Sheffield Hallam University has issued over 120 “risk of redundancy” letters to academic staff amid ongoing financial difficulties for the institution.
A voluntary redundancy scheme opened on the 6th March, with staff having until 18th March to apply to it or, alternatively, to a limited number of new roles.
As a result of the move, the UCU, the union for staff in higher education, have accused Hallam’s leadership of breaching the national pay structure for academic staff, agreed between employers and staff in 2004.
In their view, Hallam proposals amount to abolishing the highest salary band on the structure, replacing Grade 9 ‘Principal Lecturers’ with lower paid Grade 6 ‘Academic tutors’.
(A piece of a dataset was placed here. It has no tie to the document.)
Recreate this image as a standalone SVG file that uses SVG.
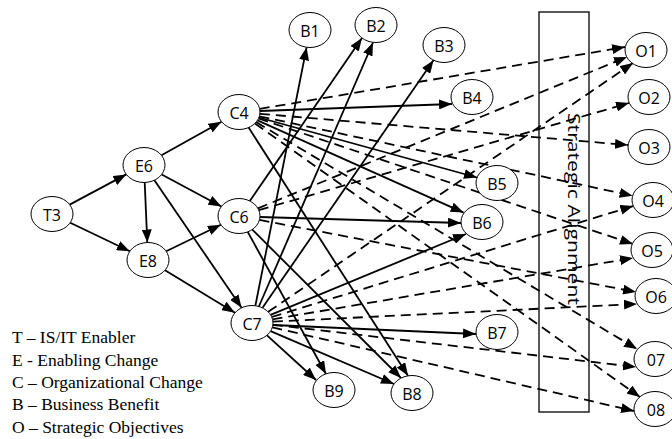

Hallam’s UCU branch argued that the move would “be a further degradation of teaching standards at the University”, with Jo Grady, the Union’s national General Secretary warning it could lead to “serious damage to the industrial relations between the university and the UCU.”
Speaking to the BBC, a Hallam spokesperson said the academic tutor role wouldn’t replace the principal lecturer roles and was simply a “new entry-level position for those looking to begin their academic career”.
This move follows February’s announcement of wide-ranging cuts to ease the University’s budget deficit, which proposed reducing academic staff by 5%, consolidating multiple departments and bringing all current recruitment to a halt.
At the time, Hallam identified rising energy and pension costs, as well as tuition fees failing to rise with inflation and a drop in international student numbers, as factors affecting their revenue.
Alternatively, Hallam’s UCU branch blames the deficit on “risky financial choices” made by university management, including plans to open a London campus.
Going forwards, they state they are “committed to working with the university to find alternative solutions which do not include staff redundancies and a weakening of teaching standards”.